**TO DO:** Repeat the material exactly from its first line to the line that includes "from bokeh.resources import INLINE". Skip pictures.

**DATA:**
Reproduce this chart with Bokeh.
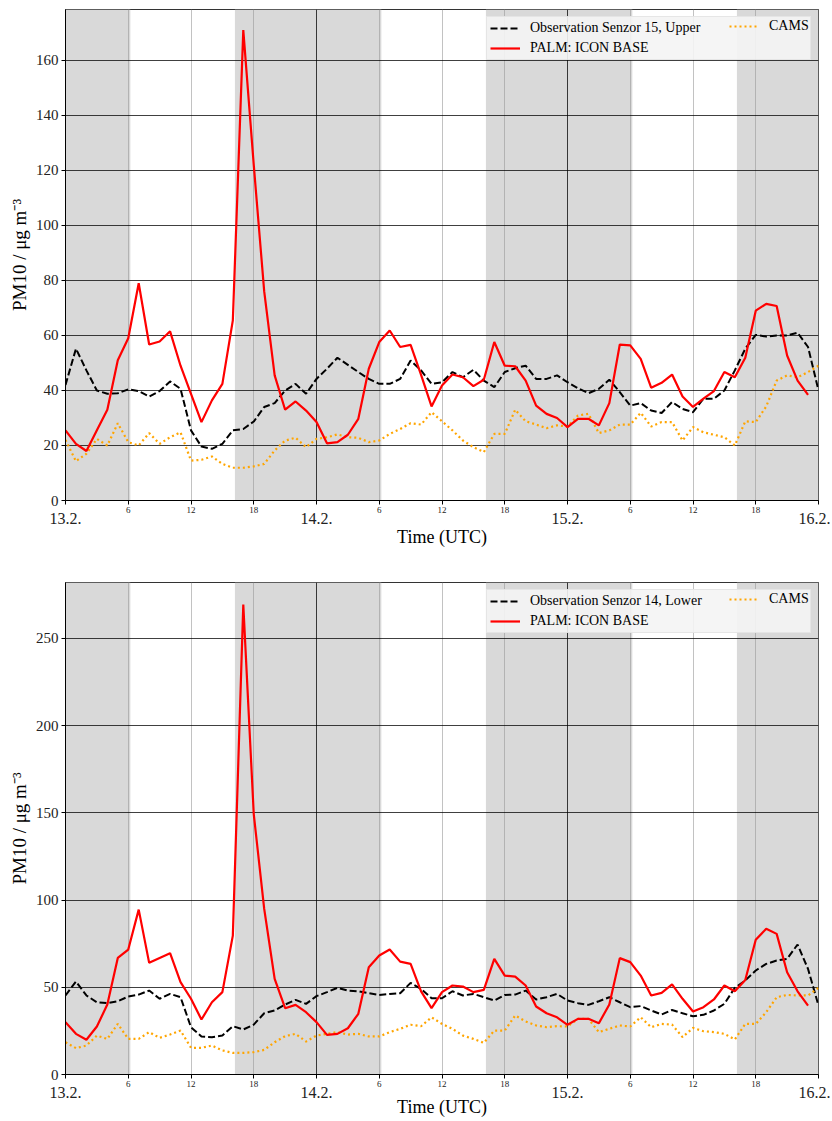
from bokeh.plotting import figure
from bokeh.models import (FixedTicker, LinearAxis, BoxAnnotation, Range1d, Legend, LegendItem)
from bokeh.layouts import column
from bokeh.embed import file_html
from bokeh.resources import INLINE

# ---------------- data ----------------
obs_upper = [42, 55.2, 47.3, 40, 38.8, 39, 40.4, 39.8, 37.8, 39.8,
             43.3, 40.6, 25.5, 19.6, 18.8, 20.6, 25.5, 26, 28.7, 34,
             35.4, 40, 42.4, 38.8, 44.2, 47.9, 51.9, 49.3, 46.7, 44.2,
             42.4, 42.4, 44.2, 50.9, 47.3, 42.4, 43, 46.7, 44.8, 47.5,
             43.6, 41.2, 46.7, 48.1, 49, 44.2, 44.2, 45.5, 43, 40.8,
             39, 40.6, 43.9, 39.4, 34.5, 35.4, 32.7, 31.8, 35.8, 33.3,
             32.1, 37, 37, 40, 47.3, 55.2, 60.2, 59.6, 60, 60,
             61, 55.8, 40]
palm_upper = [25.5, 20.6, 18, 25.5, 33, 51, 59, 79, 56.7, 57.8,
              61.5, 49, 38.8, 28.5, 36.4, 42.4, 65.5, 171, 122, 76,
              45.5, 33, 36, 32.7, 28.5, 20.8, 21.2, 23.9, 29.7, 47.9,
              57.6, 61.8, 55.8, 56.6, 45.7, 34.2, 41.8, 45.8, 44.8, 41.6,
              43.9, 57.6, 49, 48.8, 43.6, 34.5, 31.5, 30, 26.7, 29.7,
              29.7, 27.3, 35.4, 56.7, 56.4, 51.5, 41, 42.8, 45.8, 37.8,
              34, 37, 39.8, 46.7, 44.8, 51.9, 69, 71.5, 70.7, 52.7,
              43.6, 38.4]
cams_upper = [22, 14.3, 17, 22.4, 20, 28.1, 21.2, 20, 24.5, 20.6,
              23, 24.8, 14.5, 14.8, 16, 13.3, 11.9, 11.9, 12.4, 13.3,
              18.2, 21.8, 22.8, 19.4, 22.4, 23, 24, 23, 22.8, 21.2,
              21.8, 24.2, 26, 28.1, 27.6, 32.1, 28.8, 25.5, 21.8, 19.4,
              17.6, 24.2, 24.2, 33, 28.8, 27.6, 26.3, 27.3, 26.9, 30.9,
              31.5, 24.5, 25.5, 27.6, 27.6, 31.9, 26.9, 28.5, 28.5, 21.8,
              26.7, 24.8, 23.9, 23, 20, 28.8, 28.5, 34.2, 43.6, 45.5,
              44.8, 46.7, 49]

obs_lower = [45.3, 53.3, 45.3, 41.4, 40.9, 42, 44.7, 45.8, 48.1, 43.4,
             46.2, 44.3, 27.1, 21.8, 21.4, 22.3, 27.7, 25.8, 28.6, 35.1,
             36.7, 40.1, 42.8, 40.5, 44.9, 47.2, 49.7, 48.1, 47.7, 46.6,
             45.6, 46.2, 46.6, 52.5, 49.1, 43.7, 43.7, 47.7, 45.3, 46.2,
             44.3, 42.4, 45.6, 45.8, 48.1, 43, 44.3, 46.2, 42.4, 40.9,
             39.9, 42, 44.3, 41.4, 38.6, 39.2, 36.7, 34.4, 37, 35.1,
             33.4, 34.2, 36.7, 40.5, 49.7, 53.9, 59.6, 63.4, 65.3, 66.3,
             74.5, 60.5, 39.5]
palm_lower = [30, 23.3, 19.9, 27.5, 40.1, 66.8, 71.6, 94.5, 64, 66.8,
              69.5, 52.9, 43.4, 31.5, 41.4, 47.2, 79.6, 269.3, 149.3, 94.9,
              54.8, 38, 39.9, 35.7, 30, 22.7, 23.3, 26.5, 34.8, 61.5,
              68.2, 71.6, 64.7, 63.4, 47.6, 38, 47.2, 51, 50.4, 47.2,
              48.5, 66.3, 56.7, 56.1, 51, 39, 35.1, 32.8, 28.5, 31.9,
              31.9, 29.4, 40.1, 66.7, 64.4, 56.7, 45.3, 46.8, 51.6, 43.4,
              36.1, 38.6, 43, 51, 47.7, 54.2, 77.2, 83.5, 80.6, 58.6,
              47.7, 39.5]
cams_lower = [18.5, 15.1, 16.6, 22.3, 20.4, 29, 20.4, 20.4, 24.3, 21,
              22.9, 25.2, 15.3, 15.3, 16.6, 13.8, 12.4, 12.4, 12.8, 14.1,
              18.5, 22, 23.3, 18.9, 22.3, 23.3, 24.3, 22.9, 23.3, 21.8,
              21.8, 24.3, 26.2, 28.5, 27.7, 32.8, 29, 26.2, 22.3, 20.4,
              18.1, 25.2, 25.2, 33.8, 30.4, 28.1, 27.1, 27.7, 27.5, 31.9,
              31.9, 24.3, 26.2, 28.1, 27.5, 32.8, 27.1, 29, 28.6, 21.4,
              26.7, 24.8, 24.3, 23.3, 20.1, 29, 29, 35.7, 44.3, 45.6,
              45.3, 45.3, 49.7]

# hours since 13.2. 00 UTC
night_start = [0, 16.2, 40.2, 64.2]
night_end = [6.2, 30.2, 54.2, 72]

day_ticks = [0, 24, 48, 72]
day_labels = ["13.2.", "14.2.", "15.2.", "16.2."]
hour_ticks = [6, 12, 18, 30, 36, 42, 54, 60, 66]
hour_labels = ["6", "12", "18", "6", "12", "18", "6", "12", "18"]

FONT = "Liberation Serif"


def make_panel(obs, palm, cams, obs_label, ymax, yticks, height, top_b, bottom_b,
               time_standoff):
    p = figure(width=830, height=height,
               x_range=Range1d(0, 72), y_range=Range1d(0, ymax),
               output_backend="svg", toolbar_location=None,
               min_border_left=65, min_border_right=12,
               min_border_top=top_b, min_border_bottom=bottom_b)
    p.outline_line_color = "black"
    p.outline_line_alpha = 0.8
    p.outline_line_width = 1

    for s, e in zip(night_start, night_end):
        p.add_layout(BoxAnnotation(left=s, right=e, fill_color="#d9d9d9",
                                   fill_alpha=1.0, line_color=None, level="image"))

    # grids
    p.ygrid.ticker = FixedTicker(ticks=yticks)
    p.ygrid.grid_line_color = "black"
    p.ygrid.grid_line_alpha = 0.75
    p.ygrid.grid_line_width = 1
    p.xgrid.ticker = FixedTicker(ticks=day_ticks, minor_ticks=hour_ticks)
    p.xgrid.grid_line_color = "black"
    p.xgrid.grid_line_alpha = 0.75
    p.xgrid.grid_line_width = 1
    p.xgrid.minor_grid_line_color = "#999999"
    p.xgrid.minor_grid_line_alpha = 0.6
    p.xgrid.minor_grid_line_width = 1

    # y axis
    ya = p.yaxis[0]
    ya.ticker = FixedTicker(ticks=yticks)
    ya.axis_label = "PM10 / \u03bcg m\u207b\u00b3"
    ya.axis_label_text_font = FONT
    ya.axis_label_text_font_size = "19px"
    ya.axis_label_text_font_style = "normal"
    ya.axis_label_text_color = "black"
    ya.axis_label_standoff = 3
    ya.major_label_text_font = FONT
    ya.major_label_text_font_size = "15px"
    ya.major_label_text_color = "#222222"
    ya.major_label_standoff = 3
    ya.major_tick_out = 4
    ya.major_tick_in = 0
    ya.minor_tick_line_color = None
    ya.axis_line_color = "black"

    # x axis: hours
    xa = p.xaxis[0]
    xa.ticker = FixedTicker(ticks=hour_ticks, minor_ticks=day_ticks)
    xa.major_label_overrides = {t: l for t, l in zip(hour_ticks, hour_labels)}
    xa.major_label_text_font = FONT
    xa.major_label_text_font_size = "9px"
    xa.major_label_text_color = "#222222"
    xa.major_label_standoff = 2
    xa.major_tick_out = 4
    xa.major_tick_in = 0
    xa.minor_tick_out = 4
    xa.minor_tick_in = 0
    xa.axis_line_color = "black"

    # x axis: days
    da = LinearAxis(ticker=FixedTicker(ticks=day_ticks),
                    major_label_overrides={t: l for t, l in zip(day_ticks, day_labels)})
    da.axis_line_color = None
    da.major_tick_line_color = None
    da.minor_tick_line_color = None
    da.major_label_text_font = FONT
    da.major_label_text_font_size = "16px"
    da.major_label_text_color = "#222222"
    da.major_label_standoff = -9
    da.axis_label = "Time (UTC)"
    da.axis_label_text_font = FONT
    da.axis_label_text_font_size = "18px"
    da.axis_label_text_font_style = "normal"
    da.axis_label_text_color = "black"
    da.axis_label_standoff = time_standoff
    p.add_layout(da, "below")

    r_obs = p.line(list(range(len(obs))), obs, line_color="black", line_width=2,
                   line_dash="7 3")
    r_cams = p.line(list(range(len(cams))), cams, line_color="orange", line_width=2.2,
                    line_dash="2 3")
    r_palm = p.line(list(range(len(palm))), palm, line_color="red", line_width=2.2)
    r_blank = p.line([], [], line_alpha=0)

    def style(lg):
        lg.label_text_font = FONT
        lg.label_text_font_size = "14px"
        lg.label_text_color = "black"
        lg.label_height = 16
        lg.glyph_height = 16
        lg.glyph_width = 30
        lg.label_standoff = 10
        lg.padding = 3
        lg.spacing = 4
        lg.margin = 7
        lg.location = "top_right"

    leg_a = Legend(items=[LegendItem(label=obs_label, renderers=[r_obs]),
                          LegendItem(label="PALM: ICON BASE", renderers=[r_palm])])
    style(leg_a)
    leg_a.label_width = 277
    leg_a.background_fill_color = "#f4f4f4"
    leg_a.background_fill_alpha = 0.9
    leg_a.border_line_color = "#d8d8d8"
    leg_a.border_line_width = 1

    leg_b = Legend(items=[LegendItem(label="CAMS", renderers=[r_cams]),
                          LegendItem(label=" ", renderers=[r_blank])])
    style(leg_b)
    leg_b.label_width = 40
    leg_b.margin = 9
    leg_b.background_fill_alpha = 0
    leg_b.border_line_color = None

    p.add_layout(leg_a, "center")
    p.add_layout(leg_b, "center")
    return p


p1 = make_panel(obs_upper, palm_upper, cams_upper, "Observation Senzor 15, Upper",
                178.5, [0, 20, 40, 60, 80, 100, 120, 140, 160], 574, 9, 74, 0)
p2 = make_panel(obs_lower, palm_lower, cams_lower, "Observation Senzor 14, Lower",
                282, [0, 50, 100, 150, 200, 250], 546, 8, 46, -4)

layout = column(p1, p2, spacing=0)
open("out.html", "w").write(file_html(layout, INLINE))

**FINISHED ANSWER:**
Reproduce this chart with Bokeh.
from bokeh.plotting import figure
from bokeh.models import (FixedTicker, LinearAxis, BoxAnnotation, Range1d, Legend, LegendItem)
from bokeh.layouts import column
from bokeh.embed import file_html
from bokeh.resources import INLINE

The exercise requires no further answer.